Successful newsrooms will act more like consultancies than content factories
Every December, after months of travel and conversations in newsrooms around the world, I pause to look for the throughline — the change that matters most. For 2026, that insight came while finishing my latest book, Consulting with Heart.
The more I reflected on what great consultants actually do — interpret dreams, distill ideas, nurture the “biography of an idea” — the more I realized something: The future of journalism belongs to newsrooms that embrace a consultant’s mindset.
As AI takes over routine tasks, journalists will shift from producing stories to diagnosing what communities actually need. The core value of the newsroom becomes interpretation, clarity, and emotional intelligence — not volume. In an AI world, the differentiator is journalists who realize that the scent of the human is already one of the most precious gifts they can offer their readers. In successful 2026 newsrooms, journalists will reinforce AI as a supportive collaborator rather than a replacement with the “scent of the human” — that irreplaceable essence of emotional depth, personal intentionality, and curiosity, which the data-rich bots can’t replicate.
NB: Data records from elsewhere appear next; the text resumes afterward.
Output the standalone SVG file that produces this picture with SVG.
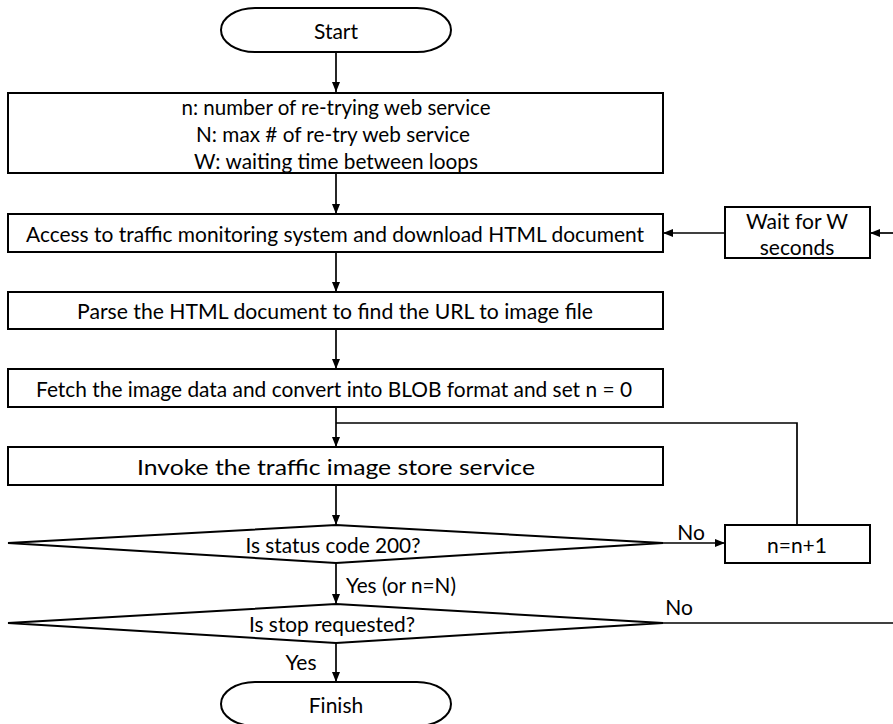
<svg xmlns="http://www.w3.org/2000/svg" width="893" height="724" viewBox="0 0 893 724">
<style>
.s{fill:#fff;stroke:#000;stroke-width:2}
.t{font-family:Lato,"Open Sans","Liberation Sans",sans-serif;font-size:21px;fill:#000;text-anchor:middle;dominant-baseline:central}
.c{fill:none;stroke:#000;stroke-width:1.7}
</style>
<defs>
<marker id="a" markerWidth="10" markerHeight="8" refX="10" refY="4" orient="auto" markerUnits="userSpaceOnUse">
<path d="M0,0 L10,4 L0,8 Z" fill="#000"/>
</marker>
</defs>
<rect width="893" height="724" fill="#fff"/>
<g id="connectors">
<line class="c" x1="336" y1="52" x2="336" y2="92" marker-end="url(#a)"/>
<line class="c" x1="336" y1="173" x2="336" y2="214" marker-end="url(#a)"/>
<line class="c" x1="336" y1="252" x2="336" y2="292" marker-end="url(#a)"/>
<line class="c" x1="336" y1="329" x2="336" y2="369" marker-end="url(#a)"/>
<line class="c" x1="336" y1="407" x2="336" y2="447" marker-end="url(#a)"/>
<line class="c" x1="336" y1="485" x2="336" y2="525" marker-end="url(#a)"/>
<line class="c" x1="336" y1="563" x2="336" y2="604" marker-end="url(#a)"/>
<line class="c" x1="336" y1="643" x2="336" y2="682" marker-end="url(#a)"/>
<line class="c" x1="663" y1="543" x2="725" y2="543" marker-end="url(#a)"/>
<polyline class="c" points="797,525 797,423 336,423"/>
<line class="c" x1="663" y1="623" x2="893" y2="623"/>
<line class="c" x1="893" y1="233" x2="870" y2="233" marker-end="url(#a)"/>
<line class="c" x1="725" y1="233" x2="663" y2="233" marker-end="url(#a)"/>
<text class="t" x="691" y="531">No</text>
<text class="t" x="679" y="606">No</text>
<text class="t" x="401" y="584" textLength="110" lengthAdjust="spacingAndGlyphs">Yes (or n=N)</text>
<text class="t" x="301" y="661">Yes</text>
</g>
<g id="start">
<path class="s" d="M255,8 L417,8 A34,22 0 0 1 417,52 L255,52 A34,22 0 0 1 255,8 Z"/>
<text class="t" x="336" y="30">Start</text>
</g>
<g id="init">
<rect class="s" x="8" y="93" width="655" height="80"/>
<text class="t" x="336" y="106" textLength="309" lengthAdjust="spacingAndGlyphs">n: number of re-trying web service</text>
<text class="t" x="333" y="133" textLength="274" lengthAdjust="spacingAndGlyphs">N: max # of re-try web service</text>
<text class="t" x="336" y="160" textLength="284" lengthAdjust="spacingAndGlyphs">W: waiting time between loops</text>
</g>
<g id="access">
<rect class="s" x="8" y="214" width="655" height="38"/>
<text class="t" x="335" y="233" textLength="618" lengthAdjust="spacingAndGlyphs">Access to traffic monitoring system and download  HTML document</text>
</g>
<g id="parse">
<rect class="s" x="8" y="292" width="655" height="37"/>
<text class="t" x="335" y="310" textLength="516" lengthAdjust="spacingAndGlyphs">Parse the HTML document to find the URL to image file</text>
</g>
<g id="fetch">
<rect class="s" x="8" y="369" width="655" height="38"/>
<text class="t" x="334" y="388" textLength="596" lengthAdjust="spacingAndGlyphs">Fetch the image data and convert  into BLOB format and set n = 0</text>
</g>
<g id="invoke">
<rect class="s" x="8" y="447" width="655" height="38"/>
<text class="t" x="336" y="466" textLength="398" lengthAdjust="spacingAndGlyphs">Invoke the traffic image store service</text>
</g>
<g id="status">
<polygon class="s" points="8,543 336,525 663,543 336,563"/>
<text class="t" x="333" y="544" textLength="175" lengthAdjust="spacingAndGlyphs">Is status code 200?</text>
</g>
<g id="stop">
<polygon class="s" points="8,623 336,604 663,623 336,643"/>
<text class="t" x="332" y="623" textLength="166" lengthAdjust="spacingAndGlyphs">Is stop requested?</text>
</g>
<g id="finish">
<path class="s" d="M255,682 L417,682 A34,22 0 0 1 417,726 L255,726 A34,22 0 0 1 255,682 Z"/>
<text class="t" x="336" y="704">Finish</text>
</g>
<g id="wait">
<rect class="s" x="725" y="207" width="145" height="51"/>
<text class="t" x="797" y="220">Wait for W</text>
<text class="t" x="797" y="246">seconds</text>
</g>
<g id="increment">
<rect class="s" x="725" y="525" width="145" height="38"/>
<text class="t" x="797" y="544">n=n+1</text>
</g>
</svg>
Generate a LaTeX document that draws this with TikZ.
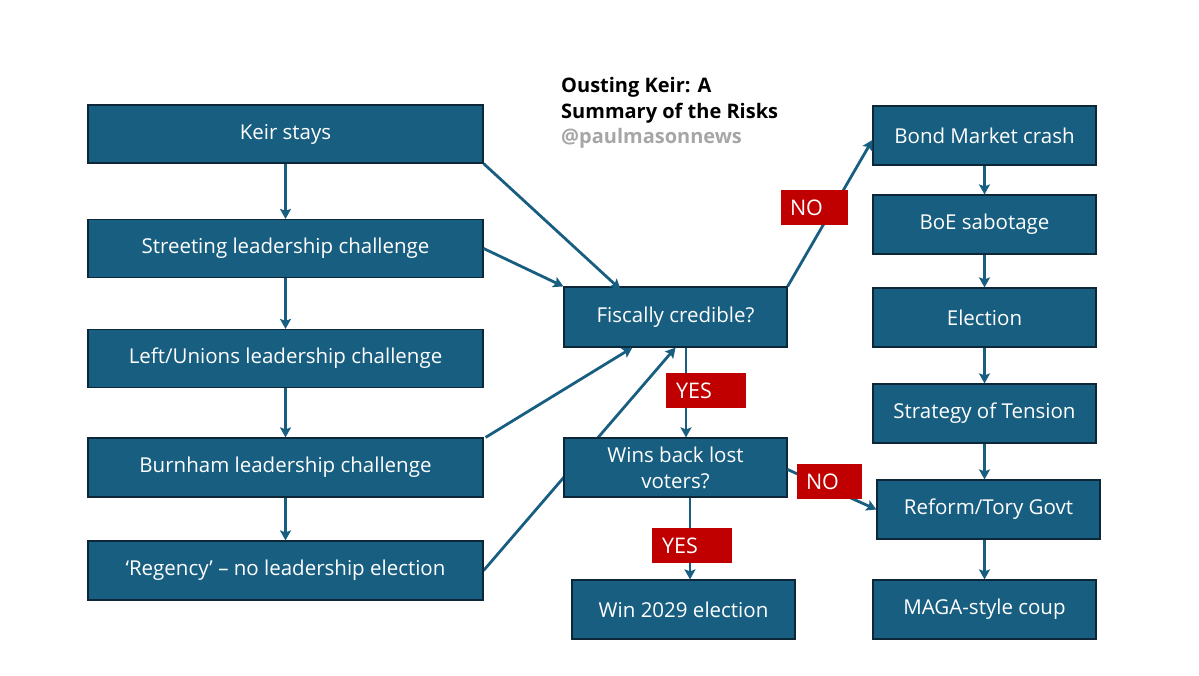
\documentclass[tikz,border=0pt]{standalone}
\usepackage{fontspec}
\setmainfont{Open Sans}
\usetikzlibrary{arrows.meta,backgrounds,calc}
\definecolor{boxblue}{RGB}{24,94,128}
\definecolor{boxedge}{RGB}{12,40,56}
\definecolor{lblred}{RGB}{192,0,0}
\definecolor{handlegray}{RGB}{166,166,166}
\begin{document}
\begin{tikzpicture}[x=1pt,y=-1pt,
  stepbox/.style={draw=boxedge,line width=1.2pt,fill=boxblue,text=white,
    minimum width=223pt,minimum height=59pt,inner sep=0pt,align=center,
    font=\fontsize{20.5}{26}\selectfont},
  widebox/.style={stepbox,minimum width=395pt,minimum height=58pt},
  conn/.style={draw=boxblue,line width=2.8pt,-{Stealth[length=10pt,width=11pt,inset=2pt]}},
  lbl/.style={fill=lblred,text=white,minimum width=#1,minimum height=35pt,inner sep=0pt},
  lbltext/.style={text=white,anchor=west,inner sep=0pt,font=\fontsize{21.5}{24}\selectfont},
  ttl/.style={anchor=base west,inner sep=0pt,font=\fontsize{20}{24}\bfseries}
]
\useasboundingbox (0,0) rectangle (1199,675);
% title
\node[ttl] (t1) at (561,92) {Ousting Keir: A};
\node[ttl] (t2) at (561,118) {Summary of the Risks};
\node[ttl,text=handlegray] (t3) at (561,143) {@paulmasonnews};
% left column
\node[widebox] (keir) at (285.5,134) {Keir stays};
\node[widebox] (street) at (285.5,248.5) {Streeting leadership challenge};
\node[widebox] (left) at (285.5,358.5) {Left/Unions leadership challenge};
\node[widebox,minimum height=59pt] (burn) at (285.5,467.5) {Burnham leadership challenge};
\node[widebox,minimum height=59pt] (reg) at (285.5,570.5) {‘Regency’ – no leadership election};
% centre
\node[stepbox,minimum height=60pt] (fiscal) at (675.5,317) {Fiscally credible?};
\node[stepbox] (wins) at (675.5,467.5) {Wins back lost\\voters?};
\node[stepbox] (win29) at (683.5,609.5) {Win 2029 election};
% right column
\node[stepbox] (bond) at (984.5,135.5) {Bond Market crash};
\node[stepbox] (boe) at (984.5,224.5) {BoE sabotage};
\node[stepbox] (elec) at (984.5,317.5) {Election};
\node[stepbox] (strat) at (984.5,413.5) {Strategy of Tension};
\node[stepbox] (reform) at (988.5,509.5) {Reform/Tory Govt};
\node[stepbox] (maga) at (984.5,609.5) {MAGA-style coup};
% connectors behind boxes
\begin{scope}[on background layer]
\draw[conn] (reg.east) -- (fiscal.south);
\end{scope}
\draw[conn] (keir.south) -- (street.north);
\draw[conn] (street.south) -- (left.north);
\draw[conn] (left.south) -- (burn.north);
\draw[conn] (burn.south) -- (reg.north);
\draw[conn] (keir.south east) -- ([xshift=57pt,yshift=-3pt]fiscal.north west);
\draw[conn] (street.east) -- (fiscal.north west);
\draw[conn] ([xshift=2pt]burn.north east) -- ([xshift=69pt]fiscal.south west);
\draw[conn] (fiscal.north east) -- ([yshift=-4.5pt]bond.west);
\draw[conn] ([xshift=10.5pt]fiscal.south) -- ([xshift=10.5pt]wins.north);
\draw[conn] ([xshift=14.5pt]wins.south) -- ([xshift=6.5pt]win29.north);
\draw[conn] ([yshift=-2pt]wins.east) -- (reform.west);
\draw[conn] (bond.south) -- (boe.north);
\draw[conn] (boe.south) -- (elec.north);
\draw[conn] (elec.south) -- (strat.north);
\draw[conn] (strat.south) -- (strat.south |- reform.north);
\draw[conn] (maga.north |- reform.south) -- (maga.north);
% labels
\node[lbl=67pt] (no1) at (814.5,207.5) {};
\node[lbltext] at ([xshift=9pt]no1.west) {NO};
\node[lbl=80pt] (yes1) at (706,390.5) {};
\node[lbltext] at ([xshift=10pt]yes1.west) {YES};
\node[lbl=65pt] (no2) at (829.5,481.5) {};
\node[lbltext] at ([xshift=9pt]no2.west) {NO};
\node[lbl=80pt] (yes2) at (692,545.5) {};
\node[lbltext] at ([xshift=10pt]yes2.west) {YES};
\end{tikzpicture}
\end{document}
Editors, designers, and product thinkers will operate like consulting teams: listening deeply, defining the audience’s problem, and co-creating the best format for solving it — whether that’s a vertical explainer, a 60-second clarity video, a WhatsApp Q&A, a TikTok clip, or a longform narrative.
This evolution brings back the spirit of WED (writing-editing-design), but with a new layer: WED+C — writing, editing, design, and consulting.
The prediction is simple: Newsrooms that adopt a consultant’s mindset — empathetic, diagnostic, co-creative — will build deeper trust and produce the “from one person to another” style of journalism that truly helps people navigate their lives.
Mario García is CEO of García Media.